Here's the final version of the Heathkit W4-AM schematic. Dave remembered a couple more mods he did to the stock configuration, including adjustment of the coupling caps and a few other resistor changes ...
Thank you for posting the schematic. :thmbsp:
 
Here's the final version of the Heathkit W4-AM schematic. Dave remembered a couple more mods he did to the stock configuration, including adjustment of the coupling caps and a few other resistor changes / additions.

I've included everything on the original schematic, with any changes made to adjust stability at both high and low frequencies done in RED, and some basic additional changes to extend tube life and reduce distortion further in BLUE.

I also have all the instructions from Dave on how to convert your W4's to EL34 triode mode / class A operation, and will be doing these up in an alternate schematic this weekend.

So...final version of the 5881 / super-stock configuration is attached.

Thank you for the hard work!

Question, what are you all doing to eliminate the socket to the WAP2? Is it as simple as a switch at F6 & F7 or jumper? What if anything else needs to be done to the 250v, 275v, & B- ? Filaments are straight forward just disconnect and don't use. I have seen one with an octal plug in its place.

Thank you in advance!
 
I left the octal socket alone and just jumpered 6 and 7 for now. I bough a few switches so when I get some time after the move I will install those.
 
Yeah, man. Guitarists love the midrange of the 6L6 for a reason.
I sure won't kick my 6L6 tube amps out of the bed for eating crackers.
 
I left the octal socket alone and just jumpered 6 and 7 for now. I bough a few switches so when I get some time after the move I will install those.

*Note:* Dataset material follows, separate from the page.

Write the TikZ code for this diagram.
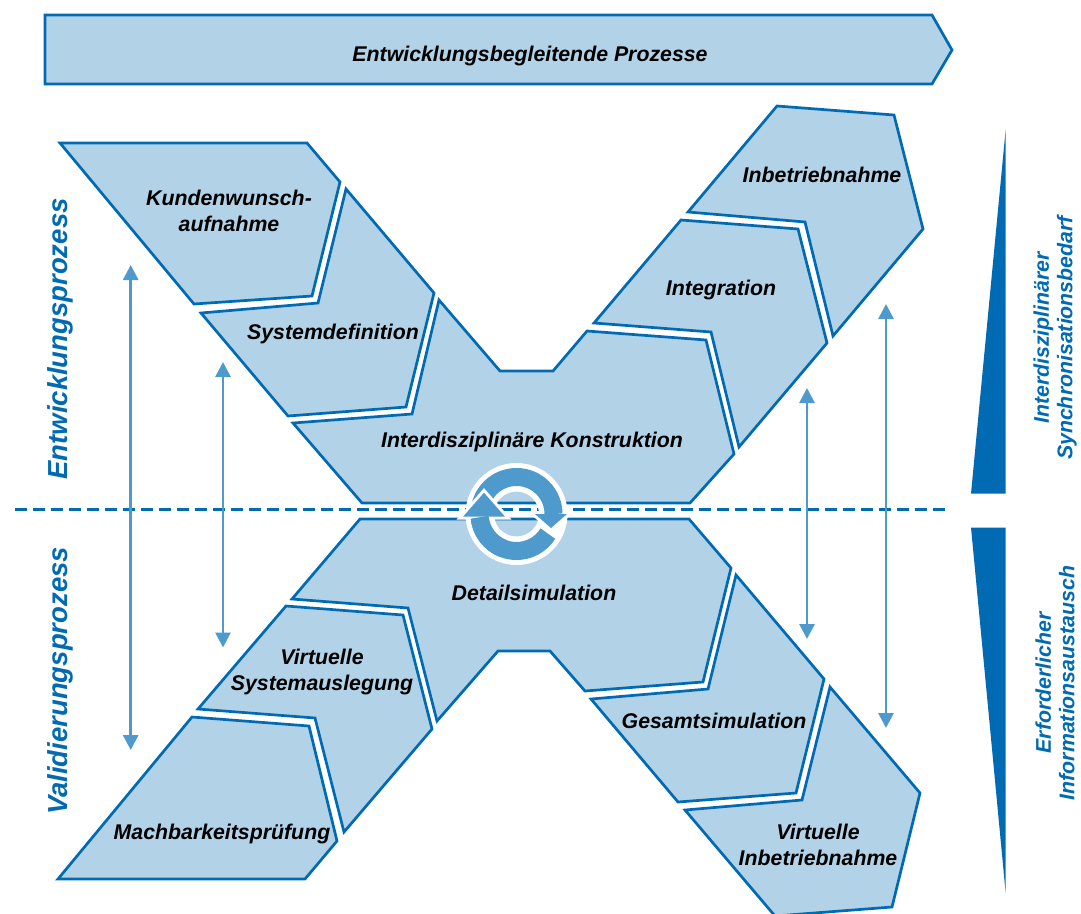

Thanks! I ordered some octal plugs for now. Will solder jumper wire at 6&7. Got all the other parts coming to do the circuit mods :)
 
Help finding parts for the W4-AM

Hello everyone, I recently picked up a W4-AM that I brought up on a variac and it will play sound but distortion quickly sets in after it warms up. I want to restore it but this will be my first restoration project. I'm having a hard time finding the components I 'think' I need. For instance a .25 uFd 400v capacitor....I'm probably reading it wrong but I don't see these for sale anywhere online at places like partsexpress and a few others. I wish there were an upgrade 'kit' or even just a shopping list somewhere I could go to make this simpler for me to understand. If anyone could provide me a little assistance here with the understanding that this is my first project of this type, I'd really appreciate it. I'm just trying to get my feet wet with tubes before diving into something more expensive. I'll also have to find myself a mate for it so I can listen in stereo.